Draft / Sketch about features that can improve household things.

Goods are things that make life good. We usually buy them. The quality of a good is the main reason we invest, but don’t forget the secondary reasons. I think about these as a designer. As I look about my house, I have improved some goods, and I’m asking, why, and how did I choose to do so?

Now I see a few recurring themes which I want to highlight. On one hand, it is a call for industry to meet these demands, but the the good hand is sharing this as a reflection for the best life. It helps my best life, and I hope yours.

In addition to being good at what it should, goods are better when they:

  1. carry their own weight. If you rearrange your room, house or move, it should help you move it. A heavy thing should come with wheels. A floppy thing (blanket) should have a rope or bag. If a bag or wheels, it should have a way to store those when not in use, or build into the object in a way that is not obtrusive. If a bag, is it creating an inconvenience by being opaque?
  2. Be where you want it to. A toothbrush needs a stand. And a surface to put it upon or drawer in.
  3. Keep itself clean, functional, and safe. A toothbrush might want a sanitizer, a hood when not in use, and or a box to protect bristles.
  4. Retire itself gracefully. Paint cans and CFL bulbs are the worst–you must pay to safely dispose them. That mailer I didn’t ask for should come with return postage built in, or better, compensation for my recycling it.

This all could look like I invite an explosion of accessorizing, certainly a needless one. Instead, this is a design challenge I say, because I only adopt improvements that do not significantly increase the material cost of the good. Ask:

  1. Are other shapes for bases more useful?
  2. Can the existing storage be adapted to provide some maintenance?
  3. How might labels help find and put things?

For arranging, moving and storing there is a call for better generalizable systems. We have goods that accomplish these, like shelves and drawers, dollys and bins. In this domain there is the most room for improvement. Most of these goods are designed object-specific, such that it requires constant replacement or adjustment. A bookshelf is SO heavy and big and flat and easily wobbly. Drawers are a mess.

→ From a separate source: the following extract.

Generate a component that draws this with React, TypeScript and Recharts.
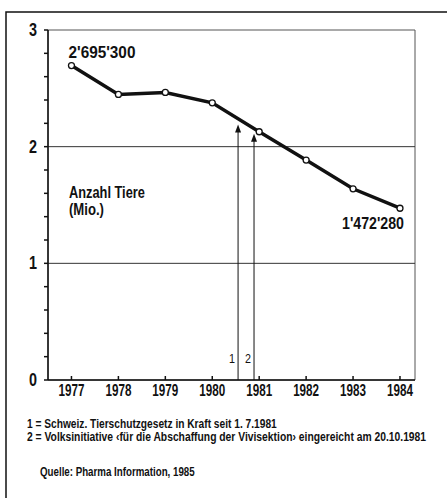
import {
  LabelList,
  Line,
  LineChart,
  ReferenceArea,
  ReferenceDot,
  ReferenceLine,
  XAxis,
  YAxis,
} from "recharts";

const W = 447;
const H = 498;
const FAMILY = "'Liberation Sans', Arial, sans-serif";

const years = [1977, 1978, 1979, 1980, 1981, 1982, 1983, 1984];
const animals = [2.6953, 2.448, 2.465, 2.376, 2.128, 1.885, 1.639, 1.4723]; // Mio.
const endLabels = ["2'695'300", "", "", "", "", "", "", "1'472'280"];

const yTicks = [0, 0.2, 0.4, 0.6, 0.8, 1, 1.2, 1.4, 1.6, 1.8, 2, 2.2, 2.4, 2.6, 2.8, 3];
const gridValues = [1, 2];

// 1 = Tierschutzgesetz 1.7.1981, 2 = Volksinitiative 20.10.1981
const eventIds = ["1", "2"];
const eventX = [1980.55, 1980.89];
const eventTip = [2.19, 2.11];

const footnotes = [
  "1 = Schweiz. Tierschutzgesetz in Kraft seit 1. 7.1981",
  "2 = Volksinitiative \u2039für die Abschaffung der Vivisektion\u203a eingereicht am 20.10.1981",
];
const source = "Quelle: Pharma Information, 1985";

const data = years.map((y, i) => ({ year: y, v: animals[i], lbl: endLabels[i] }));

const C = { ink: "#111", grid: "#333", frame: "#555" };

let ctx: CanvasRenderingContext2D | null = null;
function measure(t: string, size: number, weight: string) {
  if (!ctx) ctx = document.createElement("canvas").getContext("2d");
  if (!ctx) return t.length * size * 0.55;
  ctx.font = `${weight} ${size}px ${FAMILY}`;
  return ctx.measureText(t).width;
}

// condensed look: squeeze a normal grotesque to the width seen in the scan
function NText({ x, y, len, size, weight = "bold", anchor = "start", children }: any) {
  const t = String(children);
  const sx = len / measure(t, size, weight);
  return (
    <text
      transform={`translate(${x},${y}) scale(${sx.toFixed(3)},1)`}
      x={0}
      y={0}
      fontFamily={FAMILY}
      fontSize={size}
      fontWeight={weight}
      textAnchor={anchor}
      fill={C.ink}
    >
      {t}
    </text>
  );
}

function YTick(props: any) {
  const { x, y, payload } = props;
  if (!Number.isInteger(payload.value)) return <g />;
  return (
    <NText x={x} y={y + 6} anchor="end" size={18} len={8}>
      {payload.value}
    </NText>
  );
}

function XTick(props: any) {
  const { x, y, payload } = props;
  return (
    <NText x={x} y={y + 20} anchor="middle" size={16} len={26}>
      {payload.value}
    </NText>
  );
}

function EndLabel(props: any) {
  const { x, y, index } = props;
  const t = endLabels[index];
  if (!t) return null;
  const first = index === 0;
  return (
    <NText
      x={first ? x - 3 : x + 4}
      y={first ? y - 8 : y + 21}
      anchor={first ? "start" : "end"}
      size={16}
      len={first ? 67 : 62}
    >
      {t}
    </NText>
  );
}

export default function App() {
  return (
    <div style={{ position: "absolute", left: 0, top: 0, width: W, height: H, background: "#fff" }}>
      <LineChart width={W} height={H} data={data} margin={{ top: 30, right: 32, bottom: 88, left: 0 }}>
        <XAxis
          dataKey="year"
          type="number"
          domain={[1976.5, 1984.32]}
          ticks={years}
          allowDataOverflow
          stroke={C.ink}
          strokeWidth={1.5}
          tickSize={-4}
          tickMargin={0}
          tick={XTick}
          height={30}
        />
        <YAxis
          type="number"
          domain={[0, 3]}
          ticks={yTicks}
          interval={0}
          stroke={C.ink}
          strokeWidth={1.5}
          tickSize={4}
          tickMargin={7}
          tick={YTick}
          width={48}
        />
        <ReferenceArea x1={1976.5} x2={1984.32} y1={0} y2={3} fill="none" stroke={C.frame} strokeWidth={1} />
        {gridValues.map((g) => (
          <ReferenceLine key={g} y={g} stroke={C.grid} strokeWidth={1} />
        ))}
        {eventIds.map((id, i) => (
          <ReferenceLine
            key={"l" + id}
            segment={[
              { x: eventX[i], y: 0 },
              { x: eventX[i], y: eventTip[i] - 0.05 },
            ]}
            stroke={C.ink}
            strokeWidth={1}
          />
        ))}
        {eventIds.map((id, i) => (
          <ReferenceDot
            key={"a" + id}
            x={eventX[i]}
            y={eventTip[i]}
            shape={(p: any) => (
              <path d={`M${p.cx},${p.cy} L${p.cx - 3},${p.cy + 8} L${p.cx + 3},${p.cy + 8} Z`} fill={C.ink} />
            )}
          />
        ))}
        {eventIds.map((id, i) => (
          <ReferenceDot
            key={"t" + id}
            x={eventX[i]}
            y={0}
            shape={(p: any) => (
              <NText x={p.cx - 6} y={p.cy - 17} anchor="middle" size={13} weight="normal" len={6}>
                {id}
              </NText>
            )}
          />
        ))}
        <Line
          dataKey="v"
          stroke={C.ink}
          strokeWidth={3.5}
          dot={{ r: 3, fill: "#fff", stroke: C.ink, strokeWidth: 1.3 }}
          isAnimationActive={false}
        >
          <LabelList dataKey="lbl" content={EndLabel} />
        </Line>
      </LineChart>
      <svg width={W} height={H} style={{ position: "absolute", left: 0, top: 0, pointerEvents: "none" }}>
        <path d={`M6,${H} L6,12 L${W},12`} fill="none" stroke={C.ink} strokeWidth={1.5} />
        <NText x={69} y={198} size={16} len={76}>
          Anzahl Tiere
        </NText>
        <NText x={69} y={215} size={16} len={35}>
          (Mio.)
        </NText>
        <NText x={27} y={428} size={12.5} len={250}>
          {footnotes[0]}
        </NText>
        <NText x={27} y={441} size={12.5} len={400}>
          {footnotes[1]}
        </NText>
        <NText x={40} y={476} size={12.5} len={155}>
          {source}
        </NText>
      </svg>
    </div>
  );
}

End table, entertainment shelf, closet storage, kitchen cabinets. All different. Drink glass, storage glass, tupperware, etc.

  1. Modular design: black pipes for any need to raise or suspend something heavy. Heavy wire can suspend with more adaptability to length.
  2. Universal use: mason jars are for drinking and storing. And for small plant holders.
  3. What cleaning supplies? Vinegar, baking soda, peroxide handle most of your non-soap needs.